══ Supplied material ══

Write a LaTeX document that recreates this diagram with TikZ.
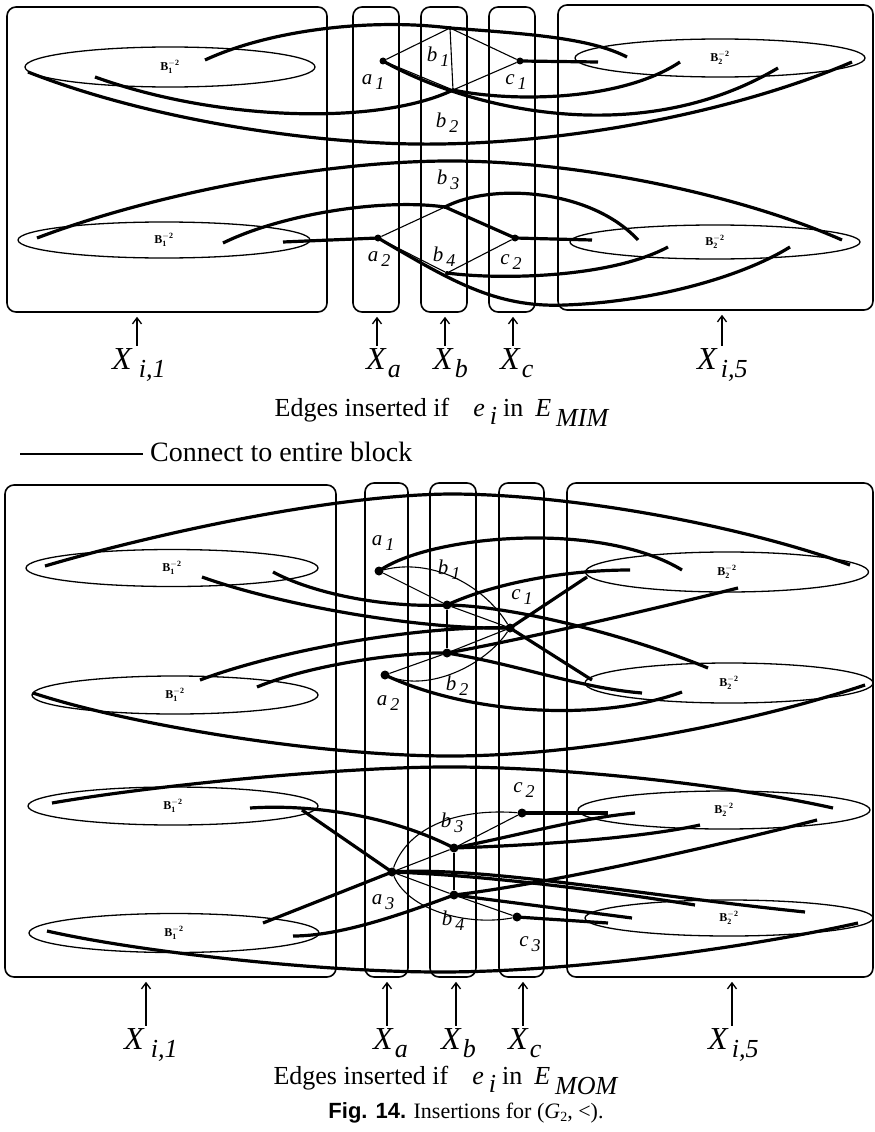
\documentclass[tikz,border=0pt]{standalone}
\usepackage{fontspec}
\setmainfont{Liberation Serif}
\newfontfamily\figfont{Liberation Sans}
\usetikzlibrary{arrows.meta,calc,shapes.geometric}

\newcommand{\nlab}[2]{\textit{#1}\hspace{3pt}\raisebox{-5pt}{\fontsize{18}{20}\selectfont\textit{#2}}}
\newcommand{\xlab}[2]{\textit{X}\hspace{#2}\raisebox{-8pt}{\fontsize{26}{28}\selectfont\textit{#1}}}
\newcommand{\blab}[1]{$\mathbf{B}_{\mathbf{#1}}^{\mathbf{-2}}$}

\tikzset{
  blockbox/.style={draw, rounded corners=9pt, line width=1.6pt, inner sep=0pt},
  blob/.style={draw, ellipse, line width=1.3pt, inner sep=0pt, font=\fontsize{12}{13}\selectfont},
  vtx/.style={circle, fill, inner sep=0pt, minimum size=7pt},
  jn/.style={circle, fill, inner sep=0pt, minimum size=4pt},
  conn/.style={line width=3.2pt},
  thinline/.style={line width=1.1pt},
  lbl/.style={font=\fontsize{21}{23}\selectfont, inner sep=1pt},
  xtxt/.style={font=\fontsize{32}{36}\selectfont, inner sep=0pt, anchor=base west},
  capt/.style={font=\fontsize{26}{30}\selectfont, inner sep=0pt},
  uparr/.style={-{Straight Barb[length=6pt,width=9pt]}, line width=1.3pt, shorten >=4pt, shorten <=2pt}
}

\begin{document}
\begin{tikzpicture}[x=1pt,y=-1pt]
\useasboundingbox (0,0) rectangle (875,1132);

% ===== upper figure (E_MIM) =====
% blocks
\node[blockbox, minimum width=320pt, minimum height=305pt] (L1)  at (167,159.5) {};
\node[blockbox, minimum width=46pt,  minimum height=305pt] (Xa1) at (376,159.5) {};
\node[blockbox, minimum width=46pt,  minimum height=305pt] (Xb1) at (444,159.5) {};
\node[blockbox, minimum width=46pt,  minimum height=305pt] (Xc1) at (512,159.5) {};
\node[blockbox, minimum width=315pt, minimum height=305pt] (R1)  at (715.5,157.5) {};

% B blocks
\node[blob, minimum width=290pt, minimum height=40pt] (tB1a) at (170,67) {\blab{1}};
\node[blob, minimum width=292pt, minimum height=36pt] (tB1b) at (164,240) {\blab{1}};
\node[blob, minimum width=290pt, minimum height=38pt] (tB2a) at (720,58) {\blab{2}};
\node[blob, minimum width=290pt, minimum height=34pt] (tB2b) at (715,242) {\blab{2}};

% vertices
\node[vtx] (ma1) at (383,61) {};
\node[jn]  (mb1) at (450,28) {};
\node[vtx] (mc1) at (520,61) {};
\node[jn]  (mb2) at (453,90) {};
\node[vtx] (ma2) at (378,238) {};
\node[jn]  (mb3) at (445,207) {};
\node[vtx] (mc2) at (515,238) {};
\node[jn]  (mb4) at (447,273) {};

% thin edges
\draw[thinline] (ma1) -- (mb1) -- (mc1) -- (mb2) -- (ma1);
\draw[thinline] (mb1) -- (mb2);
\draw[thinline] (ma2) -- (mb3) -- (mc2) -- (mb4) -- (ma2);

% edges to entire blocks
\draw[conn] ($(tB1a)+(35,-7)$) .. controls (270,30) and (370,18) .. (mb1.center) .. controls (530,34) and (590,38) .. ($(tB2a)+(-93,-1)$);
\draw[conn] ($(tB1a)+(-75,10)$) .. controls (220,122) and (380,125) .. (mb2.center);
\draw[conn] (mb2.center) .. controls (510,102) and (620,102) .. ($(tB2a)+(-40,4)$);
\draw[conn] (ma1.center) .. controls (470,110) and (640,150) .. ($(tB2a)+(58,10)$);
\draw[conn] ($(tB1a)+(-142,5)$) .. controls (150,120) and (320,146) .. (440,144) .. controls (580,142) and (740,110) .. ($(tB2a)+(132,4)$);
\draw[conn] (mc1.center) -- ($(tB2a)+(-122,4)$);
\draw[conn] ($(tB1b)+(-127,-2)$) .. controls (150,195) and (320,161) .. (450,161) .. controls (580,161) and (740,195) .. ($(tB2b)+(127,-2)$);
\draw[conn] ($(tB1b)+(59,3)$) .. controls (280,215) and (380,198) .. (mb3.center) -- (mc2.center);
\draw[conn] (mb3.center) .. controls (490,183) and (590,188) .. ($(tB2b)+(-77,-2)$);
\draw[conn] ($(tB1b)+(119,2)$) -- (ma2.center);
\draw[conn] (ma2.center) .. controls (450,280) and (495,308) .. (565,305) .. controls (650,302) and (740,278) .. ($(tB2b)+(75,5)$);
\draw[conn] (mb4.center) .. controls (500,280) and (610,278) .. ($(tB2b)+(-47,5)$);
\draw[conn] (mc2.center) -- ($(tB2b)+(-123,-2)$);

% vertex labels
\node[lbl] (la1) at (373,82)  {\nlab{a}{1}};
\node[lbl] (lb1) at (438,57)  {\nlab{b}{1}};
\node[lbl] (lc1) at (516,82)  {\nlab{c}{1}};
\node[lbl] (lb2) at (447,123) {\nlab{b}{2}};
\node[lbl] (lb3) at (448,180) {\nlab{b}{3}};
\node[lbl] (la2) at (379,259) {\nlab{a}{2}};
\node[lbl] (lb4) at (444,257) {\nlab{b}{4}};
\node[lbl] (lc2) at (511,262) {\nlab{c}{2}};

% block names
\node[xtxt] (xt1) at (112,369) {\xlab{i,1}{6pt}};
\node[xtxt] (xt2) at (366,369) {\xlab{a}{1pt}};
\node[xtxt] (xt3) at (433,369) {\xlab{b}{1pt}};
\node[xtxt] (xt4) at (500,369) {\xlab{c}{1pt}};
\node[xtxt] (xt5) at (697,369) {\xlab{i,5}{3pt}};
\draw[uparr] ([xshift=25pt]xt1.north west) -- ([xshift=25pt]xt1.north west |- L1.south);
\draw[uparr] ([xshift=11pt]xt2.north west) -- ([xshift=11pt]xt2.north west |- Xa1.south);
\draw[uparr] ([xshift=12pt]xt3.north west) -- ([xshift=12pt]xt3.north west |- Xb1.south);
\draw[uparr] ([xshift=13pt]xt4.north west) -- ([xshift=13pt]xt4.north west |- Xc1.south);
\draw[uparr] ([xshift=25pt]xt5.north west) -- ([xshift=25pt]xt5.north west |- R1.south);

\node[capt] (em1) at (442,412) {Edges inserted if\hspace{24pt}\textit{e}\hspace{5pt}\raisebox{-8pt}{\textit{i}}\hspace{6pt}in\hspace{12pt}\textit{E}\hspace{5pt}\raisebox{-10pt}{\textit{MIM}}};

% legend
\node[capt, anchor=west, font=\fontsize{28}{32}\selectfont] (ctb) at (150,452) {Connect to entire block};
\draw[line width=2.6pt] ([xshift=-130pt,yshift=-2pt]ctb.west) -- ([xshift=-7pt,yshift=-2pt]ctb.west);

% ===== lower figure (E_MOM) =====
% blocks
\node[blockbox, minimum width=331pt, minimum height=492pt] (L2)  at (170.5,731) {};
\node[blockbox, minimum width=43pt,  minimum height=494pt] (Xa2) at (386.5,730) {};
\node[blockbox, minimum width=46pt,  minimum height=494pt] (Xb2) at (453,730) {};
\node[blockbox, minimum width=45pt,  minimum height=494pt] (Xc2) at (521.5,730) {};
\node[blockbox, minimum width=306pt, minimum height=494pt] (R2)  at (720,730) {};

% B blocks
\node[blob, minimum width=292pt, minimum height=37pt] (bB1a) at (172,568) {\blab{1}};
\node[blob, minimum width=286pt, minimum height=38pt] (bB1b) at (175,695) {\blab{1}};
\node[blob, minimum width=290pt, minimum height=38pt] (bB1c) at (173,806) {\blab{1}};
\node[blob, minimum width=290pt, minimum height=39pt] (bB1d) at (174,933) {\blab{1}};
\node[blob, minimum width=283pt, minimum height=40pt] (bB2a) at (727,572) {\blab{2}};
\node[blob, minimum width=288pt, minimum height=40pt] (bB2b) at (729,683) {\blab{2}};
\node[blob, minimum width=292pt, minimum height=38pt] (bB2c) at (724,810) {\blab{2}};
\node[blob, minimum width=288pt, minimum height=36pt] (bB2d) at (729,918) {\blab{2}};

% vertices
\node[vtx, minimum size=9pt] (oa1) at (379,571) {};
\node[vtx, minimum size=9pt] (ob1) at (447,605) {};
\node[vtx, minimum size=9pt] (ob2) at (447,653) {};
\node[vtx, minimum size=9pt] (oc1) at (510,628) {};
\node[vtx, minimum size=9pt] (oa2) at (385,675) {};
\node[vtx, minimum size=9pt] (oa3) at (392,872) {};
\node[vtx, minimum size=9pt] (ob3) at (454,848) {};
\node[vtx, minimum size=9pt] (ob4) at (454,895) {};
\node[vtx, minimum size=9pt] (oc2) at (522,813) {};
\node[vtx, minimum size=9pt] (oc3) at (517,917) {};

% thin edges
\draw[thinline] (oa1) -- (ob1) -- (oc1) -- (ob2) -- (oa2);
\draw[thinline] (ob1) -- (ob2);
\draw[thinline] (oa1) .. controls (430,558) and (482,583) .. (oc1);
\draw[thinline] (oa2) .. controls (430,692) and (485,665) .. (oc1);
\draw[thinline] (oa3) -- (ob3) -- (oc2);
\draw[thinline] (oa3) -- (ob4) -- (oc3);
\draw[thinline] (ob3) -- (ob4);
\draw[thinline] (oa3) .. controls (408,828) and (455,808) .. (oc2);
\draw[thinline] (oa3) .. controls (410,912) and (470,926) .. (oc3);

% edges to entire blocks, upper pair
\draw[conn] ($(bB1a)+(-127,-2)$) .. controls (150,535) and (330,495) .. (450,494) .. controls (570,494) and (740,525) .. ($(bB2a)+(123,-7)$);
\draw[conn] (oa1.center) .. controls (430,535) and (600,520) .. ($(bB2a)+(-45,-2)$);
\draw[conn] ($(bB1a)+(101,4)$) .. controls (310,592) and (380,608) .. (ob1.center);
\draw[conn] (ob1.center) .. controls (520,606) and (640,640) .. ($(bB2b)+(-21,-15)$);
\draw[conn] ($(bB1a)+(30,9)$) .. controls (280,605) and (420,630) .. (oc1.center);
\draw[conn] ($(bB1b)+(25,-15)$) .. controls (280,650) and (420,625) .. (oc1.center);
\draw[conn] ($(bB1b)+(82,-8)$) .. controls (310,665) and (400,652) .. (ob2.center);
\draw[conn] (ob1.center) .. controls (490,585) and (560,570) .. ($(bB2a)+(-97,-2)$);
\draw[conn] (oc1.center) -- ($(bB2a)+(-140,5)$);
\draw[conn] (oc1.center) -- ($(bB2b)+(-137,-3)$);
\draw[conn] (ob2.center) .. controls (520,640) and (650,610) .. ($(bB2a)+(11,16)$);
\draw[conn] (ob2.center) .. controls (520,665) and (580,688) .. ($(bB2b)+(-87,10)$);
\draw[conn] (oa2.center) .. controls (470,715) and (600,722) .. ($(bB2b)+(-47,9)$);
\draw[conn] ($(bB1b)+(-142,-2)$) .. controls (130,725) and (320,756) .. (450,756) .. controls (590,756) and (760,720) .. ($(bB2b)+(136,2)$);

% edges to entire blocks, lower pair
\draw[conn] ($(bB1c)+(-121,-3)$) .. controls (150,786) and (330,768) .. (440,767) .. controls (560,766) and (730,785) .. ($(bB2c)+(109,-2)$);
\draw[conn] ($(bB1d)+(-127,-2)$) .. controls (140,952) and (320,972) .. (440,972) .. controls (580,972) and (760,945) .. ($(bB2d)+(129,5)$);
\draw[conn] ($(bB1c)+(77,2)$) .. controls (310,804) and (390,815) .. (ob3.center);
\draw[conn] ($(bB1c)+(129,4)$) -- (oa3.center);
\draw[conn] ($(bB1d)+(89,-10)$) -- (oa3.center);
\draw[conn] ($(bB1d)+(119,3)$) .. controls (340,936) and (400,915) .. (ob4.center);
\draw[conn] (ob3.center) .. controls (520,835) and (580,818) .. ($(bB2c)+(-89,3)$);
\draw[conn] (ob3.center) .. controls (540,845) and (640,838) .. ($(bB2c)+(-24,15)$);
\draw[conn] (oa3.center) .. controls (480,875) and (600,890) .. ($(bB2d)+(-34,-13)$);
\draw[conn] (ob4.center) -- ($(bB2d)+(-97,0)$);
\draw[conn] (ob4.center) .. controls (540,885) and (700,850) .. ($(bB2c)+(93,10)$);
\draw[conn] (oc2.center) -- ($(bB2c)+(-116,3)$);
\draw[conn] (oc3.center) -- ($(bB2d)+(-121,5)$);
\draw[conn] (oa3.center) .. controls (480,866) and (640,895) .. ($(bB2d)+(76,-6)$);

% vertex labels
\node[lbl] (ka1) at (383,543) {\nlab{a}{1}};
\node[lbl] (kb1) at (449,570) {\nlab{b}{1}};
\node[lbl] (kc1) at (522,597) {\nlab{c}{1}};
\node[lbl] (kb2) at (457,686) {\nlab{b}{2}};
\node[lbl] (ka2) at (388,703) {\nlab{a}{2}};
\node[lbl] (kc2) at (524,790) {\nlab{c}{2}};
\node[lbl] (kb3) at (452,823) {\nlab{b}{3}};
\node[lbl] (ka3) at (383,902) {\nlab{a}{3}};
\node[lbl] (kb4) at (453,921) {\nlab{b}{4}};
\node[lbl] (kc3) at (530,944) {\nlab{c}{3}};

% block names
\node[xtxt] (yt1) at (124,1049) {\xlab{i,1}{6pt}};
\node[xtxt] (yt2) at (373,1049) {\xlab{a}{1pt}};
\node[xtxt] (yt3) at (441,1049) {\xlab{b}{1pt}};
\node[xtxt] (yt4) at (508,1049) {\xlab{c}{1pt}};
\node[xtxt] (yt5) at (708,1049) {\xlab{i,5}{3pt}};
\draw[uparr] ([xshift=22pt]yt1.north west) -- ([xshift=22pt]yt1.north west |- L2.south);
\draw[uparr] ([xshift=14pt]yt2.north west) -- ([xshift=14pt]yt2.north west |- Xa2.south);
\draw[uparr] ([xshift=15pt]yt3.north west) -- ([xshift=15pt]yt3.north west |- Xb2.south);
\draw[uparr] ([xshift=15pt]yt4.north west) -- ([xshift=15pt]yt4.north west |- Xc2.south);
\draw[uparr] ([xshift=24pt]yt5.north west) -- ([xshift=24pt]yt5.north west |- R2.south);

\node[capt] (em2) at (446,1080) {Edges inserted if\hspace{24pt}\textit{e}\hspace{5pt}\raisebox{-8pt}{\textit{i}}\hspace{6pt}in\hspace{12pt}\textit{E}\hspace{5pt}\raisebox{-10pt}{\textit{MOM}}};
\node[font=\fontsize{22}{25}\selectfont, inner sep=0pt] (fig) at (466,1113) {{\figfont\bfseries Fig. 14.} Insertions for (\textit{G}\raisebox{-3pt}{\fontsize{14}{15}\selectfont 2}, <).};
\end{tikzpicture}
\end{document}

═══

Given request
Pictures are excluded; extract exactly the lines from the start of the data through the line that holds "minimum width=315pt, minimum", both ends included.

Task answer
Write a LaTeX document that recreates this diagram with TikZ.
\documentclass[tikz,border=0pt]{standalone}
\usepackage{fontspec}
\setmainfont{Liberation Serif}
\newfontfamily\figfont{Liberation Sans}
\usetikzlibrary{arrows.meta,calc,shapes.geometric}

\newcommand{\nlab}[2]{\textit{#1}\hspace{3pt}\raisebox{-5pt}{\fontsize{18}{20}\selectfont\textit{#2}}}
\newcommand{\xlab}[2]{\textit{X}\hspace{#2}\raisebox{-8pt}{\fontsize{26}{28}\selectfont\textit{#1}}}
\newcommand{\blab}[1]{$\mathbf{B}_{\mathbf{#1}}^{\mathbf{-2}}$}

\tikzset{
  blockbox/.style={draw, rounded corners=9pt, line width=1.6pt, inner sep=0pt},
  blob/.style={draw, ellipse, line width=1.3pt, inner sep=0pt, font=\fontsize{12}{13}\selectfont},
  vtx/.style={circle, fill, inner sep=0pt, minimum size=7pt},
  jn/.style={circle, fill, inner sep=0pt, minimum size=4pt},
  conn/.style={line width=3.2pt},
  thinline/.style={line width=1.1pt},
  lbl/.style={font=\fontsize{21}{23}\selectfont, inner sep=1pt},
  xtxt/.style={font=\fontsize{32}{36}\selectfont, inner sep=0pt, anchor=base west},
  capt/.style={font=\fontsize{26}{30}\selectfont, inner sep=0pt},
  uparr/.style={-{Straight Barb[length=6pt,width=9pt]}, line width=1.3pt, shorten >=4pt, shorten <=2pt}
}

\begin{document}
\begin{tikzpicture}[x=1pt,y=-1pt]
\useasboundingbox (0,0) rectangle (875,1132);

% ===== upper figure (E_MIM) =====
% blocks
\node[blockbox, minimum width=320pt, minimum height=305pt] (L1)  at (167,159.5) {};
\node[blockbox, minimum width=46pt,  minimum height=305pt] (Xa1) at (376,159.5) {};
\node[blockbox, minimum width=46pt,  minimum height=305pt] (Xb1) at (444,159.5) {};
\node[blockbox, minimum width=46pt,  minimum height=305pt] (Xc1) at (512,159.5) {};
\node[blockbox, minimum width=315pt, minimum height=305pt] (R1)  at (715.5,157.5) {};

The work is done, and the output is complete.